## WHAT YOU NEED TO DO
Please print exactly the lines below, from the start of the material up to and including the line with "const barColors = ['#ffffff', '#000000', '#363636', '#9a9a9a'];", but none of the pictures.

## SOURCE DATA
◆ ◆ ◆ ◆ ◆

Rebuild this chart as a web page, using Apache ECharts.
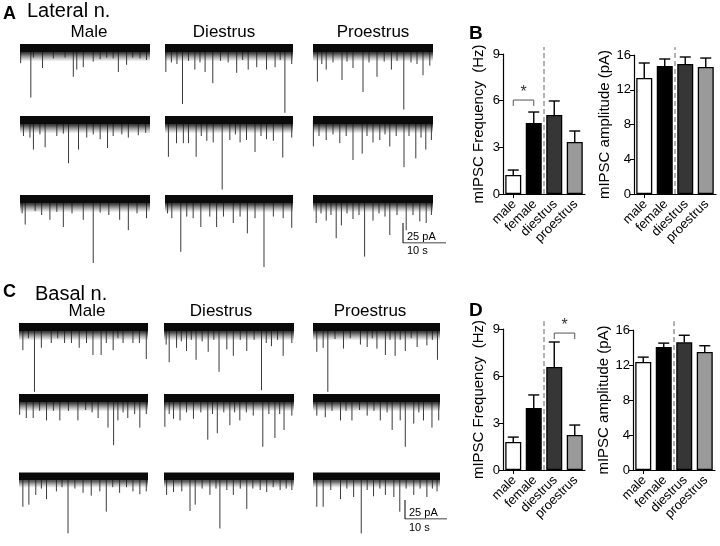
<!DOCTYPE html>
<html><head><meta charset="utf-8">
<script src="https://cdn.jsdelivr.net/npm/echarts@6/dist/echarts.min.js"></script>
<style>html,body{margin:0;padding:0;background:#fff}#c{width:720px;height:546px}</style>
</head><body><div id="c"></div>
<script>
// ---------- bar chart data ----------
const categories = ['male', 'female', 'diestrus', 'proestrus'];
const freqTicksMax = 9, freqInterval = 3;
const ampTicksMax = 16, ampInterval = 4;
const freqB = [1.22, 4.56, 5.08, 3.34];
const freqBUpper = [1.54, 5.27, 5.98, 4.05];
const ampB = [13.35, 14.73, 14.96, 14.62];
const ampBUpper = [15.08, 15.54, 15.77, 15.65];
const freqD = [1.79, 3.96, 6.57, 2.23];
const freqDUpper = [2.1, 4.79, 8.17, 2.87];
const ampD = [12.34, 14.05, 14.6, 13.5];
const ampDUpper = [12.9, 14.5, 15.4, 14.2];
const sigB = [0, 1, 6.04, 5.66];   // from cat, to cat, top, end
const sigD = [2, 3, 8.74, 8.36];
const barColors = ['#ffffff', '#000000', '#363636', '#9a9a9a'];

// ---------- trace data: events [time s, amplitude pA] ----------
const A_Male = [
 [[0.15,19],[2.5,62],[3.1,12],[5.2,25],[7.7,13],[10.4,12],[12.3,36],[13.1,27],[14.6,24],[16.9,17],[18.5,14],[20,12],[21.5,13],[22.7,30],[24.6,21],[26,12],[27.7,13],[29.2,15]],
 [[0.8,20],[2.3,22],[3.1,37],[4.6,18],[5.8,34],[8.5,20],[10,17],[11.2,54],[13.5,37],[15.4,22],[16.9,18],[18.5,24],[20.2,35],[21.5,20],[23.5,18],[25,22],[27.3,19],[29,16]],
 [[0.5,18],[1.2,32],[3.5,15],[5,20],[6.9,26],[8.5,16],[10,35],[12,18],[14.6,26],[16.9,80],[18.5,17],[20.5,20],[23,26],[25,39],[27,18],[29.2,24]]
];
const A_Diestrus = [
 [[0.2,30],[1.5,18],[2.8,20],[4.1,70],[5.5,16],[7,27],[8.2,18],[9.4,30],[11.2,44],[13,16],[14.8,18],[16.8,31],[18.2,15],[19.5,27],[21.5,24],[23.8,27],[25.8,24],[27,15],[28.1,81],[29.7,20]],
 [[0.8,46],[2.7,29],[4.3,29],[5.5,29],[7.3,46],[8.5,20],[9.8,26],[11.3,28],[13.4,87],[15.2,25],[16.5,18],[17.6,28],[19.1,25],[21.1,40],[22.5,20],[23.8,24],[25.4,26],[27.6,47],[29.7,22]],
 [[0.6,18],[1.6,24],[3.7,66],[5.1,22],[6.6,24],[8.4,35],[10.5,22],[12.1,35],[13.7,22],[16,30],[17.6,22],[19.3,43],[21.1,24],[23.2,85],[25.4,22],[27.7,24],[29.7,36]]
];
const A_Proestrus = [
 [[1.1,42],[2.2,20],[3.3,27],[5,18],[7.25,40],[8.5,17],[10,25],[12.5,55],[14,18],[16,36],[17.8,17],[19.6,27],[21,16],[22.7,77],[24.5,18],[26,20],[27.5,34],[29.2,22]],
 [[0.1,33],[1.5,20],[3.3,25],[5,18],[6.7,29],[8.3,20],[10,50],[12.3,42],[13.5,20],[15,28],[16.7,25],[18,18],[19.2,33],[20.8,20],[22.75,59],[24,20],[25.7,48],[27,22],[28.2,37],[29.6,25]],
 [[0.8,30],[2,18],[3.3,27],[4.5,20],[5.8,49],[7.1,33],[8.5,18],[10,25],[11.5,20],[12.9,72],[15,27],[16.5,18],[18,22],[19.2,45],[21,20],[23.3,39],[25,20],[26.7,28],[28.3,30],[29.6,20]]
];
const C_Male = [
 [[0.9,29],[2.2,14],[3.6,81],[5.2,26],[7.5,20],[9,14],[10.6,20],[12.2,20],[14,26],[15.7,20],[17.2,35],[19.1,35],[20.3,20],[21.9,29],[23,14],[24.2,20],[26.5,20],[28,20],[29.6,40]],
 [[0.15,21],[1.7,25],[3.3,25],[4.8,16],[6.4,28],[8,16],[9.5,28],[11.5,16],[13.7,28],[15.5,15],[17,18],[18.4,25],[20.7,37],[22,59],[23,28],[24.2,18],[25.3,25],[26.9,20],[28.1,37],[29.6,20]],
 [[0.9,44],[2.3,41],[3.9,27],[5.2,18],[6.4,33],[8.7,22],[10,16],[11.4,82],[13,18],[14.9,24],[16.8,28],[18.8,22],[20.3,51],[21.8,16],[23.4,24],[25,16],[26.5,22],[28.1,26],[29.6,22]]
];
const C_Diestrus = [
 [[0.5,22],[1.2,44],[2.9,26],[4,18],[5.2,30],[6.3,16],[7.4,41],[8.8,18],[10.2,31],[11.5,16],[12.7,56],[14.5,28],[16,36],[17.6,16],[19.1,30],[20.8,16],[22.5,79],[23.6,20],[24.8,24],[26.2,16],[27.5,36],[29.5,20]],
 [[0.2,36],[1.2,20],[2.2,26],[3.7,28],[5.2,18],[6.8,26],[8.5,18],[10.1,52],[11.2,20],[12.3,44],[13.8,18],[15.2,34],[16.3,18],[17.5,28],[19,18],[20.6,22],[22.8,61],[24.2,20],[25.6,50],[26.7,20],[27.7,40],[29.5,22]],
 [[0.6,27],[2.2,23],[4.1,22],[6,50],[7.2,41],[8.8,18],[10.6,27],[12,18],[12.9,75],[14.5,20],[16,27],[17.6,18],[19.1,47],[20.5,18],[22.2,20],[23.7,23],[25.2,16],[26.8,20],[28.2,18],[29.5,20]]
];
const C_Proestrus = [
 [[0.9,31],[2.4,26],[3.5,81],[5.2,15],[7.2,27],[8.8,14],[11.2,22],[12.8,25],[14,14],[15.1,27],[17.1,35],[18.2,16],[19.4,36],[20.6,16],[21.8,30],[23.2,14],[24.6,25],[26.9,23],[28.2,16],[29.4,41]],
 [[0.9,22],[2.9,24],[4.5,16],[6.5,28],[7.8,16],[9.2,28],[11,15],[12.8,22],[14.4,16],[15.9,28],[17.5,18],[18.7,40],[20.6,28],[21.8,61],[23.8,32],[25,18],[26.1,28],[28.1,37],[29.7,28]],
 [[0.9,44],[2.4,44],[4.2,20],[6.5,33],[8,18],[9.6,30],[11.4,82],[12.8,20],[14.3,29],[15.8,18],[17.1,27],[19.1,30],[20.5,51],[22,18],[23.8,27],[25.3,18],[26.9,30],[28.2,18],[29.3,22]]
];
const traceDuration = 30;        // s
const noiseBand = [5, -6, -17];  // pA: top of band, bottom of dense band, bottom of fringe
const scaleBarCurrent = 25;      // pA
const scaleBarTime = 10;         // s
const scaleLabels = ['25 pA', '10 s'];

// ---------- build ----------
const FONT = '"Liberation Sans", Arial, Helvetica, sans-serif';
const grids = [], xAxes = [], yAxes = [], series = [];
function addGrid(g, x, y) { grids.push(g); const i = grids.length - 1; x.gridIndex = i; y.gridIndex = i; xAxes.push(x); yAxes.push(y); return i; }

// traces
const PX_PER_PA = 0.8;
const Y_MIN = -100, Y_MAX = 10;
function addTrace(events, left, right, center) {
  const gi = addGrid(
    { left: left, top: center - Y_MAX * PX_PER_PA, width: right - left, height: (Y_MAX - Y_MIN) * PX_PER_PA },
    { type: 'value', min: 0, max: traceDuration, show: false },
    { type: 'value', min: Y_MIN, max: Y_MAX, show: false });
  // noise band (dense black core + grey fringe)
  series.push({ type: 'custom', xAxisIndex: gi, yAxisIndex: gi, data: [noiseBand], silent: true, animation: false, z: 3,
    renderItem: function (params, api) {
      const a = api.coord([0, api.value(0)]);
      const b = api.coord([traceDuration, api.value(1)]);
      const c = api.coord([traceDuration, api.value(2)]);
      return { type: 'group', children: [
        { type: 'rect', shape: { x: a[0], y: b[1], width: c[0] - a[0], height: c[1] - b[1] },
          style: { fill: new echarts.graphic.LinearGradient(0, 0, 0, 1, [{ offset: 0, color: 'rgba(20,20,20,0.85)' }, { offset: 1, color: 'rgba(80,80,80,0)' }]) } },
        { type: 'rect', shape: { x: a[0], y: a[1], width: c[0] - a[0], height: b[1] - a[1] }, style: { fill: '#0a0a0a' } }
      ] };
    } });
  series.push({ type: 'custom', xAxisIndex: gi, yAxisIndex: gi, data: events, silent: true, animation: false, z: 2,
    renderItem: function (params, api) {
      const p0 = api.coord([api.value(0), 0]);
      const p1 = api.coord([api.value(0), -api.value(1)]);
      return { type: 'line', shape: { x1: p0[0], y1: p0[1], x2: p1[0], y2: p1[1] }, style: { stroke: '#3a3a3a', lineWidth: 1 } };
    } });
}
const panelA = [A_Male, A_Diestrus, A_Proestrus];
const panelC = [C_Male, C_Diestrus, C_Proestrus];
const colA = [[20, 150], [165, 293], [313, 433]], rowA = [48, 120, 199];
const colC = [[19, 148], [164, 294], [313, 440]], rowC = [327, 398, 477];
panelA.forEach((cond, c) => cond.forEach((ev, r) => addTrace(ev, colA[c][0], colA[c][1], rowA[r])));
panelC.forEach((cond, c) => cond.forEach((ev, r) => addTrace(ev, colC[c][0], colC[c][1], rowC[r])));

// scale bars
function addScale(left, top, w, h) {
  const gi = addGrid({ left: left, top: top, width: w, height: h },
    { type: 'value', min: 0, max: scaleBarTime, show: false },
    { type: 'value', min: 0, max: scaleBarCurrent, show: false });
  series.push({ type: 'line', xAxisIndex: gi, yAxisIndex: gi, symbol: 'none', silent: true, animation: false,
    data: [[0, scaleBarCurrent], [0, 0], [scaleBarTime, 0]], lineStyle: { color: '#000', width: 1 } });
}
addScale(403, 223, 43, 20);
addScale(405, 500, 42, 19);

// bar charts
function addBars(left, top, height, values, upper, max, interval, name, topDash, sig) {
  const gi = addGrid({ left: left, top: top, width: 82, height: height },
    { type: 'category', data: categories, boundaryGap: true,
      axisLine: { show: true, lineStyle: { color: '#000', width: 1.2 } },
      axisTick: { show: true, alignWithLabel: true, length: 4, lineStyle: { color: '#000' } },
      axisLabel: { show: false } },
    { type: 'value', min: 0, max: max, interval: interval, splitLine: { show: false },
      axisLine: { show: true, lineStyle: { color: '#000', width: 1.2 } },
      axisTick: { show: true, length: 4, lineStyle: { color: '#000' } },
      axisLabel: { fontSize: 13, color: '#000', fontFamily: FONT, margin: 3 },
      name: name, nameLocation: 'middle', nameGap: 17, nameRotate: 90,
      nameTextStyle: { fontSize: 15, color: '#000', fontFamily: FONT } });
  series.push({ type: 'bar', xAxisIndex: gi, yAxisIndex: gi, barWidth: 16, animation: false,
    data: values.map((v, i) => ({ value: v, itemStyle: { color: barColors[i], borderColor: '#000', borderWidth: 1.3 } })) });
  // rotated category labels
  series.push({ type: 'custom', xAxisIndex: gi, yAxisIndex: gi, animation: false, clip: false, z: 5,
    data: categories.map((c, i) => [i, 0]),
    renderItem: function (params, api) {
      const p = api.coord([api.value(0), 0]);
      return { type: 'text', x: p[0] + 1, y: p[1] + 8, rotation: Math.PI / 4,
        style: { text: categories[params.dataIndex], align: 'right', verticalAlign: 'middle', fontSize: 13, fill: '#000', fontFamily: FONT } };
    } });
  series.push({ type: 'custom', xAxisIndex: gi, yAxisIndex: gi, animation: false, z: 5,
    data: values.map((v, i) => [i, v, upper[i]]),
    renderItem: function (params, api) {
      const a = api.coord([api.value(0), api.value(1)]);
      const b = api.coord([api.value(0), api.value(2)]);
      return { type: 'group', children: [
        { type: 'line', shape: { x1: a[0], y1: a[1], x2: b[0], y2: b[1] }, style: { stroke: '#000', lineWidth: 1.4 } },
        { type: 'line', shape: { x1: b[0] - 5.5, y1: b[1], x2: b[0] + 5.5, y2: b[1] }, style: { stroke: '#000', lineWidth: 1.4 } }
      ] };
    } });
  series.push({ type: 'custom', xAxisIndex: gi, yAxisIndex: gi, animation: false, z: 1, data: [[1, topDash]],
    renderItem: function (params, api) {
      const p1 = api.coord([1, 0]), p2 = api.coord([2, 0]);
      const t = api.coord([1, api.value(1)]);
      const x = (p1[0] + p2[0]) / 2;
      return { type: 'line', shape: { x1: x, y1: p1[1], x2: x, y2: t[1] }, style: { stroke: '#666', lineWidth: 1, lineDash: [5, 3] } };
    } });
  if (sig) {
    series.push({ type: 'custom', xAxisIndex: gi, yAxisIndex: gi, animation: false, z: 6, data: [sig],
      renderItem: function (params, api) {
        const a = api.coord([api.value(0), api.value(3)]);
        const b = api.coord([api.value(0), api.value(2)]);
        const c = api.coord([api.value(1), api.value(2)]);
        const d = api.coord([api.value(1), api.value(3)]);
        return { type: 'group', children: [
          { type: 'polyline', shape: { points: [a, b, c, d] }, style: { stroke: '#555', lineWidth: 1, fill: null } },
          { type: 'text', style: { text: '*', x: (b[0] + c[0]) / 2, y: b[1] + 1, align: 'center', verticalAlign: 'bottom', fontSize: 16, fill: '#333', fontFamily: FONT } }
        ] };
      } });
  }
}
addBars(503, 54, 140, freqB, freqBUpper, freqTicksMax, freqInterval, 'mIPSC Frequency  (Hz)', 9.45, sigB);
addBars(634, 55, 139, ampB, ampBUpper, ampTicksMax, ampInterval, 'mIPSC amplitude (pA)', 16.9, null);
addBars(503, 329, 141, freqD, freqDUpper, freqTicksMax, freqInterval, 'mIPSC Frequency  (Hz)', 9.5, sigD);
addBars(633, 330, 140, ampD, ampDUpper, ampTicksMax, ampInterval, 'mIPSC amplitude (pA)', 17, null);

function txt(s, x, y, size, bold, align) {
  return { type: 'text', x: x, y: y, silent: true,
    style: { text: s, fontSize: size, fontWeight: bold ? 'bold' : 'normal', fontFamily: FONT, fill: '#000', align: align || 'left', verticalAlign: 'middle' } };
}
const graphics = [
  txt('A', 3, 14, 18, true), txt('Lateral n.', 27, 11, 20, false),
  txt('Male', 89, 32, 17, false, 'center'), txt('Diestrus', 224, 32, 17, false, 'center'), txt('Proestrus', 373, 32, 17, false, 'center'),
  txt('B', 469, 34, 19, true),
  txt('C', 3, 292, 18, true), txt('Basal n.', 35, 294, 20, false),
  txt('Male', 87, 311, 17, false, 'center'), txt('Diestrus', 221, 311, 17, false, 'center'), txt('Proestrus', 370, 311, 17, false, 'center'),
  txt('D', 469, 311, 19, true),
  txt(scaleLabels[0], 407, 237, 11, false), txt(scaleLabels[1], 407, 251, 11, false),
  txt(scaleLabels[0], 409, 513, 11, false), txt(scaleLabels[1], 409, 528, 11, false)
];

const chart = echarts.init(document.getElementById('c'), null, { renderer: 'canvas' });
chart.setOption({ backgroundColor: '#fff', animation: false, grid: grids, xAxis: xAxes, yAxis: yAxes, series: series, graphic: graphics });
</script></body></html>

◆ ◆ ◆ ◆ ◆

## EXERCISE ANSWER
Rebuild this chart as a web page, using Apache ECharts.
<!DOCTYPE html>
<html><head><meta charset="utf-8">
<script src="https://cdn.jsdelivr.net/npm/echarts@6/dist/echarts.min.js"></script>
<style>html,body{margin:0;padding:0;background:#fff}#c{width:720px;height:546px}</style>
</head><body><div id="c"></div>
<script>
// ---------- bar chart data ----------
const categories = ['male', 'female', 'diestrus', 'proestrus'];
const freqTicksMax = 9, freqInterval = 3;
const ampTicksMax = 16, ampInterval = 4;
const freqB = [1.22, 4.56, 5.08, 3.34];
const freqBUpper = [1.54, 5.27, 5.98, 4.05];
const ampB = [13.35, 14.73, 14.96, 14.62];
const ampBUpper = [15.08, 15.54, 15.77, 15.65];
const freqD = [1.79, 3.96, 6.57, 2.23];
const freqDUpper = [2.1, 4.79, 8.17, 2.87];
const ampD = [12.34, 14.05, 14.6, 13.5];
const ampDUpper = [12.9, 14.5, 15.4, 14.2];
const sigB = [0, 1, 6.04, 5.66];   // from cat, to cat, top, end
const sigD = [2, 3, 8.74, 8.36];
const barColors = ['#ffffff', '#000000', '#363636', '#9a9a9a'];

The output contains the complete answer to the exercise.